Failure Consequences
Understanding what happens when background tasks fail helps determine appropriate reliability requirements. A failed email notification might inconvenience a user but causes no data loss. A failed payment reconciliation might result in incorrect billing. A failed data sync might corrupt records or lose data.
Higher failure consequences justify more sophisticated queue infrastructure with retries, dead-letter queues, and comprehensive monitoring. Lower consequences allow simpler approaches that trade reliability for reduced complexity.
Performance and Scalability
Background job processing performance depends on job volume, processing time, and available worker capacity.
Worker Scaling
Queue workers can scale horizontally by running multiple worker processes. Most queue systems allow running multiple workers on the same queue, distributing jobs across processes. When job volume increases, adding workers improves throughput until queue depth stabilises.

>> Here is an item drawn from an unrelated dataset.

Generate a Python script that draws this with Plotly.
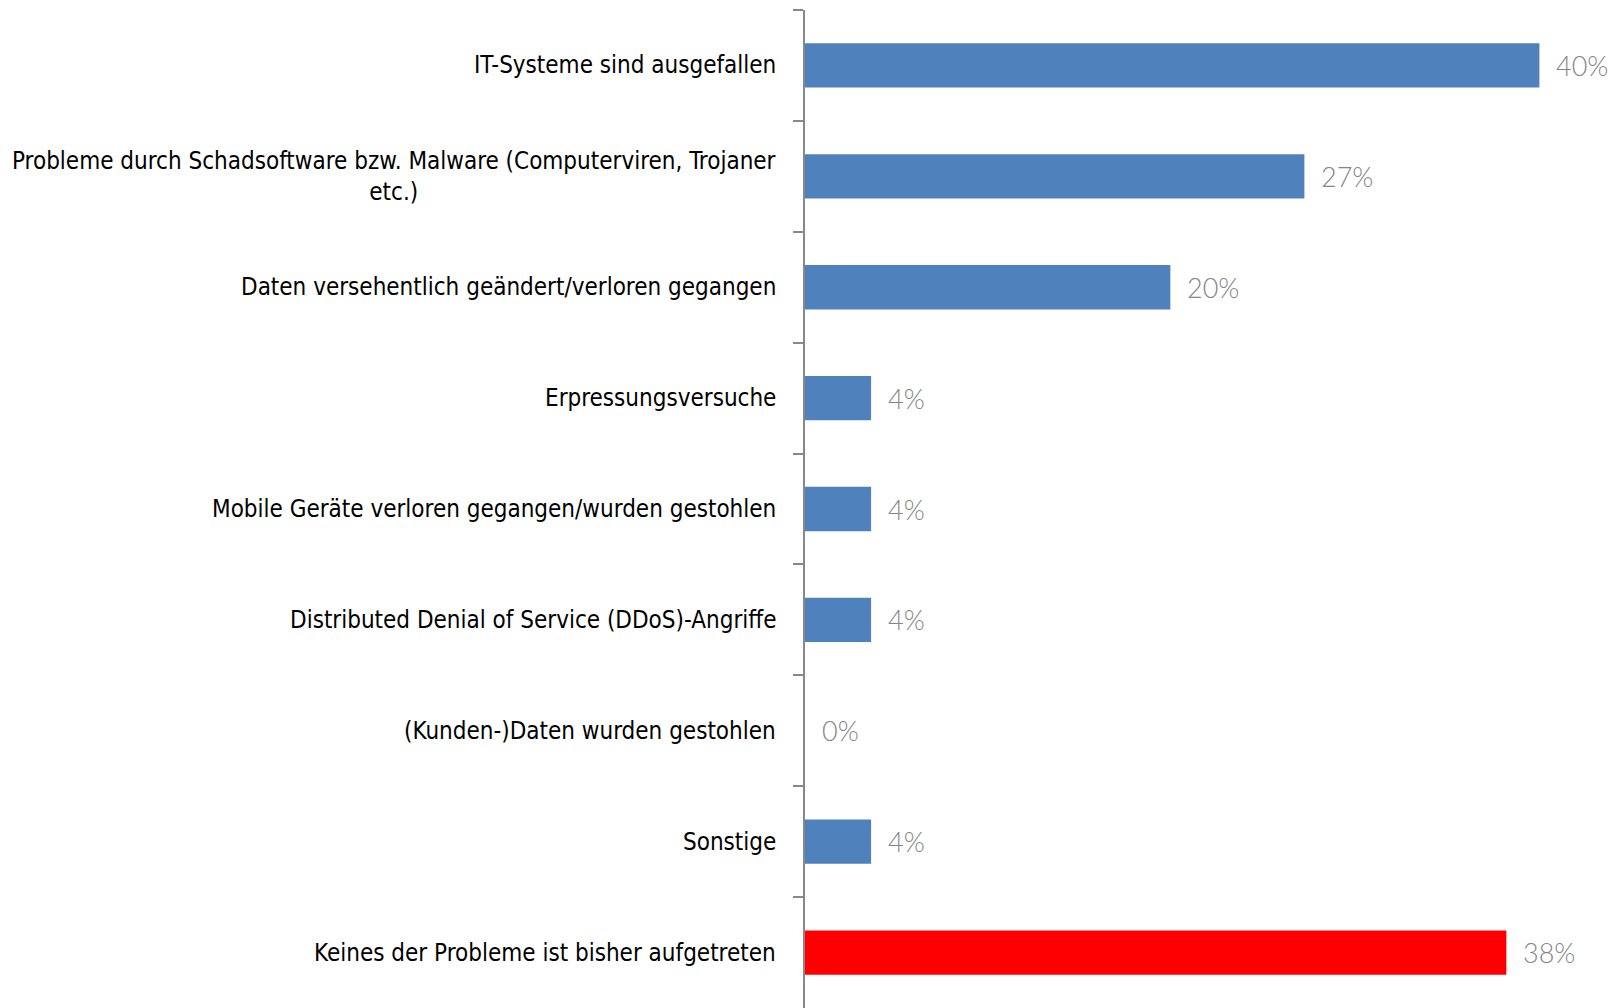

Vertical scaling also helps by allocating more CPU and memory to workers processing CPU-intensive jobs. The appropriate scaling strategy depends on job characteristics and infrastructure costs.
Job Prioritisation
When some jobs are more urgent than others, queue prioritisation helps ensure important work completes first. Most queue systems support multiple queues with different priorities. Urgent jobs enter a high-priority queue while lower-priority jobs wait in standard queues.
Cron lacks native prioritisation because all scheduled tasks run at their configured times regardless of relative importance. Scheduling frequency helps some priorities, with more urgent tasks running more often, but this approach has limits.
Monitoring and Observability
Effective background processing requires visibility into job execution. Key metrics include queue depth, processing rate, failure rate, and execution duration. Monitoring these metrics helps identify bottlenecks, predict capacity needs, and catch problems before they affect users.
Alerting on anomalies like growing queue depth, increasing failure rates, or stalled workers enables rapid response to problems. Without monitoring, failures go unnoticed until users report issues.
Related practical reading
These related guides can help you connect this topic with the wider website, server, security, and support decisions around it.
- GraphQL in PHP vs REST: When GraphQL Is the Better Choice - useful background for related development decisions
Making the Decision
Choosing between cron and queues depends on understanding your task characteristics and operational requirements. Fixed schedule tasks with no retry needs favour cron. Event-driven tasks with reliability requirements favour queues. Many applications need both.
Start with the simpler approach that meets current requirements. Add complexity only when needs demand it. A weekly cron script often works fine until job volume or reliability requirements increase, at which point migrating to a queue system provides the features you need.
If you are building a web application and need guidance on background processing architecture, reviewing your specific use cases and their failure consequences helps clarify which approach fits. The decision affects not just initial implementation but ongoing maintenance and operational burden.